Preferably control bits are arranged to include a congestion indicator for each cell of said second type, said input circuitry being responsive to said congestion indicator to determine an offset value from a stored threshold for said second buffer capacity thereby indicating the said predetermined threshold at which a cell of said second type is discarded.
The invention includes a method of transmitting through a routing switch in a network, digital signal cells of at least two types, a first type requiring integrity of cell transmission while accepting variable bit rate of transmission, and a second type accepting some loss of cells in transmission, which method comprises receiving input cells at a plurality of input ports for transmission through the switch, outputting output cells from a plurality of output ports holding in buffer circuitry a plurality cells of each type after receipt by an input port and prior to output by an output port, designating each cell with a respective designation, selected from at least first and second designations, for use in determining permitted communication paths in the network, providing in said buffer circuitry a first reserved buffer capacity for cells of said first type having said first designation, a second reserved buffer capacity for cells of said first type having said second designation, and a third reserved buffer capacity for cells of said second type, determining whether each input cell is a first type in the first designation, a first type in the second designation, or second type, loading each input cell of said first type into said buffer and providing a flow control signal to limit input of cells of said first type of either the first or second designation if a respective threshold for said first or second buffer capacity is reached, and loading each input cell of said second type into said buffer if the number of cells of said second type in said buffer has not reached a predetermined threshold for said second buffer capacity, or discarding input cells of said second type if said predetermined threshold for said second buffer capacity has been reached.
Preferably the method includes providing first, second and third threshold values for respective numbers of cells of said first type of the first designation, first type of the second designation and second type, in said buffer circuitry, counting the number of cells of respective type and designation held in said buffer, providing flow control signals when a count of cells of said first type of either designation reaches said first or second threshold value and discarding cells of said second type when a count of cells of said second type reaches said third threshold value.

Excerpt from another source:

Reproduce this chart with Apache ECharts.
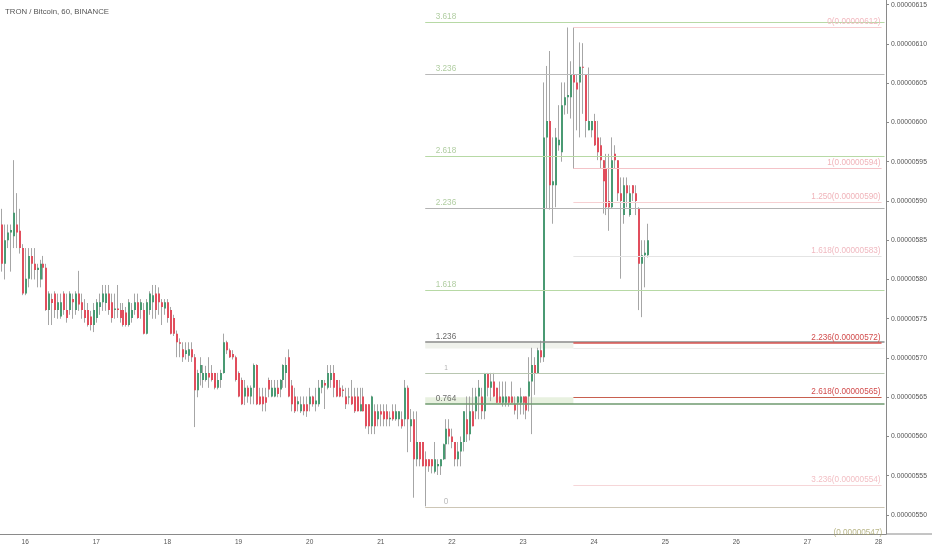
<!DOCTYPE html>
<html>
<head>
<meta charset="utf-8">
<script src="https://cdn.jsdelivr.net/npm/echarts@6/dist/echarts.min.js"></script>
<style>html,body{margin:0;padding:0;background:#fff;}#c{width:932px;height:550px;}</style>
</head>
<body>
<div id="c"></div>
<script>
// Prices in satoshi (1e-8 BTC). Hourly candles, first one = Jan 15 16:00.
// [open, close, low, high]
const candles = [
[587,582,581,589],[582,585,580,587],[585,586,584,587],[586,586.3,581,587],[585.5,588.5,584,595.2],
[587,586,584,591],[586.2,584,583.3,589],[584,578.2,578,584.5],[578.2,580.1,578,584],[580.1,583,579,584],
[583,582,580,584],[582,581.2,580,584],[581.2,581.5,579,582],[580,582,579,582.5],[582,581.5,580,583],
[581.5,576.1,576,582],[576.1,578.2,574.2,578.5],[577.5,577,574.2,578.2],[578.2,576.1,575.1,578.5],[576.1,577.1,575,578.2],
[575.3,577.1,575,578.2],[578.2,576.1,575.5,578.5],[576.1,575.1,574.5,578.2],[576.1,578.2,575.5,578.5],[577.5,577.1,575,578.2],
[576.1,578.2,575.5,578.5],[578.2,576.8,576,581.1],[577.1,576.1,575,578.2],[576.1,575.1,574.5,577.5],[576.1,574.2,574,577],
[575.3,574.2,573.5,576],[574.2,576.1,573.3,577],[575.1,577.1,574.5,577.5],[576.5,577.1,575.5,578.2],[577.1,578.2,576,579.3],
[577,578.2,576,579.3],[578.2,576.1,575.5,579.3],[577.1,575.1,574.5,578.2],[576.1,576.3,575,578.2],[576.3,576.1,575.1,579.3],
[576.1,575.1,574.5,577],[576.1,574.2,574,577],[575.8,574.2,574,576.5],[574.2,577.1,574,577.5],[575.1,576.1,574.5,577],
[576.1,577.1,575.5,578.2],[577.1,575.1,575,578.2],[576.1,577.1,575,577.5],[576.1,573.1,573,577],[573.1,577.1,573,577.5],
[576.1,578.2,575.5,578.5],[577.1,578,575,579.3],[578.2,576.1,575,579.3],[578.2,577.1,575.5,579],[577.1,576.5,574.2,577.5],
[576.3,577.1,575.5,577.5],[577.1,575.1,574.5,577.5],[576.1,573.1,573,576.5],[575.1,573.1,572.8,575.5],[573.1,572,570.1,573.5],
[572,571.8,570.1,572.5],[571.1,570.1,569.5,572],[570.5,571,569.8,572],[570.3,571.1,569.5,572],[571.1,570.1,569.5,572],
[570.1,565.9,561.2,570.5],[565.9,568.1,565,568.5],[568.1,569.1,566.5,570.1],[567.2,568.1,566.2,569.1],[567.2,568.1,567,569],
[568.1,567.5,566.2,570.1],[568.1,567.2,567,569.1],[568.1,566.2,566,568.1],[566.2,567.2,566,568.1],[567.2,568.1,566.2,568.5],
[568.1,572,568,573.1],[572,571,570.5,572.2],[571,570.1,570,571.2],[570.5,570.1,569.8,571],[570.1,567.2,567,570.3],
[568.1,565.1,565,568.3],[567.2,564.1,564,567.5],[565.1,566.2,564,567.2],[566.2,565.1,564.3,566.5],[565.1,566.2,564.1,566.5],
[566.2,569.1,564.1,569.3],[569.1,564.1,564,569.2],[565.1,564.1,564,566.2],[565.1,564.1,563.2,566.2],[565,564.3,563.2,566.2],
[567.2,566,565,567.5],[565.1,566.2,565,567.2],[565.1,566.2,565,567.2],[566.2,565.4,565,567.2],[566,567.2,565,567.3],
[567.2,569.1,566.2,569.2],[568.1,569.1,566.2,570.1],[570.1,565.1,565,571.1],[566.5,564.1,563.2,567.2],[565.1,563.2,563,566.2],
[564.1,564.5,563.2,565.1],[563.2,564.1,563,565.1],[564.1,563.2,562.7,565.1],[564.1,563.2,562.5,565.1],[564.1,565.1,563.2,566.2],
[565.1,564.1,563.8,565.2],[564.1,564.6,563.2,566.2],[564.1,566.2,563.8,567.2],[566.2,567.2,565.5,567.2],[566.8,566.5,563.5,567.2],
[566.2,568.1,566,569.1],[567.2,568.1,566.2,569.1],[568.1,566.2,565,569.1],[567.2,565.1,565,567.2],[566.2,565.1,565,567.2],
[566,565.8,565,566.5],[565.1,564.1,563.5,566.2],[565.1,565.1,564.1,566.2],[565.1,564.1,564,567.2],[565.1,563.2,563,566.2],
[565.1,563.2,563.2,566.2],[563.2,564.1,563.2,566.2],[565.1,563.2,563.2,566.2],[564.1,561.3,561,564.1],[564.1,561.3,560.3,564.1],
[561.3,565.1,560.3,565.2],[563.2,561.3,560.3,564.1],[562.2,563.2,561.3,564.1],[563.2,562.8,561.3,564.1],[563.2,562.2,561.3,564.1],
[563.2,562.2,561.3,564.1],[562.2,562.4,561.3,563.2],[563.2,562.2,562,564.1],[562.2,563.2,562,564.1],[562.2,563.2,561.3,563.2],
[562.2,561.3,561,563.2],[562.2,566.2,561.3,567.2],[566.2,562.2,558,566.5],[561.3,562.2,559.3,563.5],[562.2,557.1,552.2,563.2],
[557.1,559.3,556.2,563.2],[559.3,557.1,556.2,559.3],[559.3,556.2,556.2,559.3],[557.1,556.2,551.1,558.1],[557.1,556.2,555.5,557.1],
[557.1,556.2,555.3,557.1],[555.5,557.1,555.3,559.3],[556.2,556.5,555.1,557.1],[556.2,557.1,555.1,557.1],[557.1,559,557,559.1],
[559,561,557.1,562.2],[561,560,559,562.2],[560,559.3,558.5,561],[559.3,557.1,556.2,559.3],[557.1,558.1,556.2,559.3],
[558.1,559.3,556.2,560],[559.3,563.2,558.1,563.2],[562.2,560.3,559.3,565.1],[560.3,563.2,559.5,565.1],[563.2,561.3,561.3,566.2],
[563.2,565.1,562.2,566.2],[565.1,566.2,562.2,567.2],[565.1,563.2,562.2,566.2],[563.2,568.1,562.2,568.1],[568.1,566.2,565.1,568.1],
[566.2,567,564.5,568.1],[567,565.1,565,568.1],[566.2,564.3,564.3,566.2],[565.1,564.3,564.3,567],[564.3,565.1,563.8,567],
[564.3,565.1,563.8,567],[565.1,564.3,563.8,565.1],[565.1,564.3,564.3,567],[564.1,563.3,562.8,565.1],[564.3,565.1,562.2,565.1],
[564.3,565.1,562.8,566.2],[565.1,564.3,562.8,565.1],[565.1,563.3,562.2,565.1],[565.1,567,563.2,570.1],[567,569.1,560.3,571.3],
[569.1,568.1,565.3,570.1],[568.1,571,568.1,571.3],[571,570.1,569.4,572.2],[570.1,598.1,569.5,605.1],[598.1,600.2,589,607.2],
[600.2,592,588.9,609.1],[592,592.5,587.1,598.1],[592,598.1,589.2,599.3],[597.1,597.8,596.4,602.2],[596.2,602.2,595,605.1],
[602.2,603.2,601,605.1],[603.2,603.5,601.1,612.1],[603.2,606.1,600.5,607.8],[606.1,605.1,594.1,612.1],[605.1,604.2,599,606.1],
[605.1,607.1,598.1,610.2],[607.1,607,601.1,610.1],[606.1,600.2,598.1,606.1],[599,600.2,599,607],[599,600.2,598.1,600.2],
[600.2,597.1,597,601.1],[598.1,596.2,595.2,600.2],[597.1,595.2,594.1,598.1],[595.2,592.5,588.4,595.2],[594.1,589.2,588.2,596],
[590,589.2,586.2,596],[589.2,595.2,589,598.1],[596,595.2,594.1,597.1],[595.2,591,590,595.2],[591,590,580.1,593],
[588.2,592,587.1,593],[592,591,589.2,593],[588.2,591,588,592],[592,591,590,592],[591,590,588.2,592],
[589,582,576.1,589.2],[582,583.1,575.2,585],[583.1,583.4,579,585],[583.1,585,582.8,587.1]
];
const dayLabels = ['16','17','18','19','20','21','22','23','24','25','26','27','28'];
const yTicks = [550,555,560,565,570,575,580,585,590,595,600,605,610,615];

// Fibonacci extension from the low (left) — levels
const leftNames  = ['3.618','3.236','2.618','2.236','1.618','1.236','1','0.764','0'];
const leftValues = [612.8, 606.2, 595.7, 589.1, 578.66, 572.04, 568.09, 564.14, 551.02];
// Fibonacci extension from the peak (right)
const rightNames  = ['0(0.00000612)','1(0.00000594)','1.250(0.00000590)','1.618(0.00000583)','2.236(0.00000572)','2.618(0.00000565)','3.236(0.00000554)'];
const rightValues = [612.16, 594.2, 589.9, 583.0, 571.9, 565.0, 553.8];

const N = 299, START_H = 16;
const categories = [];
for (let i = 0; i < N; i++) {
  const h = START_H + i;
  categories.push((15 + Math.floor(h / 24)) + ' ' + String(h % 24).padStart(2, '0') + ':00');
}
const isDay = (idx) => idx >= 8 && (idx - 8) % 24 === 0;

const leftStart = 143, rightStart = 193, endIdx = 298, rightEnd = 297;
const leftLine = ['#b7d9a5','#b9b9b9','#b7d9a5','#b3b3b3','#b7d9a5','#8c8c8c','#b8c6b0','#6f9a6f','#cdc6b6'];
const leftWidth = [1,1,1,1,1,1.5,1,1.5,1];
const leftLabel = ['#9cc08a','#9cc08a','#9cc08a','#9cc08a','#9cc08a','#444444','#9a9a9a','#4a4a4a','#aaaaaa'];
const rightLine = ['#f6cdd0','#f4c3c8','#f6d0d2','#e4e4e4','#d9534f','#c8604f','#f6d6d8'];
const rightWidth = [1,1,1,1,1.5,1,1];
const rightLabel = ['#f2b9bf','#f0b4ba','#f0b4ba','#f0b9c0','#d24d4d','#d24d4d','#f2bfc4'];

const markLines = [];
leftValues.forEach((v, k) => {
  markLines.push([{coord:[leftStart, v], lineStyle:{color:leftLine[k], width:leftWidth[k], type:'solid'}}, {coord:[endIdx, v]}]);
});
rightValues.forEach((v, k) => {
  markLines.push([{coord:[rightStart, v], lineStyle:{color:rightLine[k], width:rightWidth[k], type:'solid'},
    label:{show:true, position:'insideEndTop', distance:1, formatter:rightNames[k], color:rightLabel[k], fontSize:8.2, fontFamily:'Liberation Sans'}},
    {coord:[rightEnd, v]}]);
});
markLines.push([{coord:[rightStart, 571.2], lineStyle:{color:'#ececec', width:1, type:'solid'}}, {coord:[endIdx, 571.2]}]);

const candleData = candles.map((c, i) => [i, c[0], c[1], c[2], c[3]]);
const UP = '#4a9a73', DOWN = '#e14e5d', WICK = '#a6a6a6';

function renderCandle(params, api) {
  const i = api.value(0);
  const o = api.value(1), c = api.value(2), l = api.value(3), h = api.value(4);
  const pH = api.coord([i, h]), pL = api.coord([i, l]);
  const pO = api.coord([i, o]), pC = api.coord([i, c]);
  const px = Math.floor(pH[0]);
  const top = Math.min(pO[1], pC[1]);
  const bh = Math.max(1, Math.abs(pO[1] - pC[1]));
  return {
    type:'group',
    children:[
      {type:'line', shape:{x1:px + 0.5, y1:pH[1], x2:px + 0.5, y2:pL[1]}, style:{stroke:WICK, lineWidth:1}},
      {type:'rect', shape:{x:px, y:top, width:2, height:bh}, style:{fill: c >= o ? UP : DOWN}}
    ]
  };
}

const leftLabelData = leftValues.map((v, k) => ({
  value:[150, v],
  label:{formatter:leftNames[k], color:leftLabel[k], fontSize: leftNames[k] === '1' ? 6.5 : 8.2}
}));

const font = 'Liberation Sans';
const chart = echarts.init(document.getElementById('c'), null, {renderer:'canvas'});
chart.setOption({
  animation:false,
  backgroundColor:'#ffffff',
  title:{text:'TRON / Bitcoin, 60, BINANCE', left:0, top:3, textStyle:{fontSize:7.8, fontWeight:'normal', color:'#555', fontFamily:font}},
  grid:{left:0, right:46, top:0, bottom:16},
  xAxis:{
    type:'category', data:categories, boundaryGap:true,
    axisLine:{lineStyle:{color:'#8a8a8a'}},
    axisTick:{interval:(i)=>isDay(i), alignWithLabel:true, length:2, lineStyle:{color:'#8a8a8a'}},
    axisLabel:{interval:(i)=>isDay(i), formatter:(val, i)=>dayLabels[(i-8)/24], fontSize:6.5, color:'#555', margin:5, fontFamily:font},
    splitLine:{show:false}
  },
  yAxis:{
    type:'value', position:'right', min:547.58, max:615.6, scale:true,
    axisLine:{show:true, lineStyle:{color:'#8a8a8a'}},
    axisTick:{show:true, length:3, customValues:yTicks, lineStyle:{color:'#8a8a8a'}},
    axisLabel:{customValues:yTicks, formatter:(v)=>(v/1e8).toFixed(8), fontSize:6.8, color:'#555', margin:5, fontFamily:font},
    splitLine:{show:false}
  },
  series:[
    {type:'line', data:[], z:1, silent:true,
     markLine:{silent:true, symbol:['none','none'], animation:false, data:markLines, label:{show:false}},
     markArea:{silent:true, data:[
       [{coord:[leftStart, 572.1], itemStyle:{color:'#f0f2ec'}}, {coord:[rightStart, 571.2]}],
       [{coord:[leftStart, 565.0], itemStyle:{color:'#e8f1e0'}}, {coord:[rightStart, 564.14]}]
     ]}},
    {type:'custom', data:candleData, z:3, silent:true, renderItem:renderCandle,
     encode:{x:0, y:[1,2,3,4]}},
    {type:'scatter', data:leftLabelData, symbolSize:0, z:5, silent:true,
     label:{show:true, position:'top', distance:1, fontFamily:font}},
    {type:'scatter', data:[{value:[289, 547.75]}], symbolSize:0, z:5, silent:true,
     label:{show:true, position:'inside', formatter:'(0.00000547)', color:'#a8a46a', fontSize:8.2, fontFamily:font}}
  ],
  graphic:[{type:'line', shape:{x1:886, y1:534, x2:932, y2:534}, style:{stroke:'#8a8a8a', lineWidth:1}}]
});
</script>
</body>
</html>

Preferably each of said first, second and third reserved buffer capacities are sub-divided to provide categories of different priority, a plurality of separate threshold values being provided for counts of each category.
Preferably cells held in said buffer form a plurality of queues at respective output ports, separate counts of queue length being maintained in addition to counts of numbers of cells held in the buffer, the generation of flow control signals and discarding of cells being responsive to both types of count.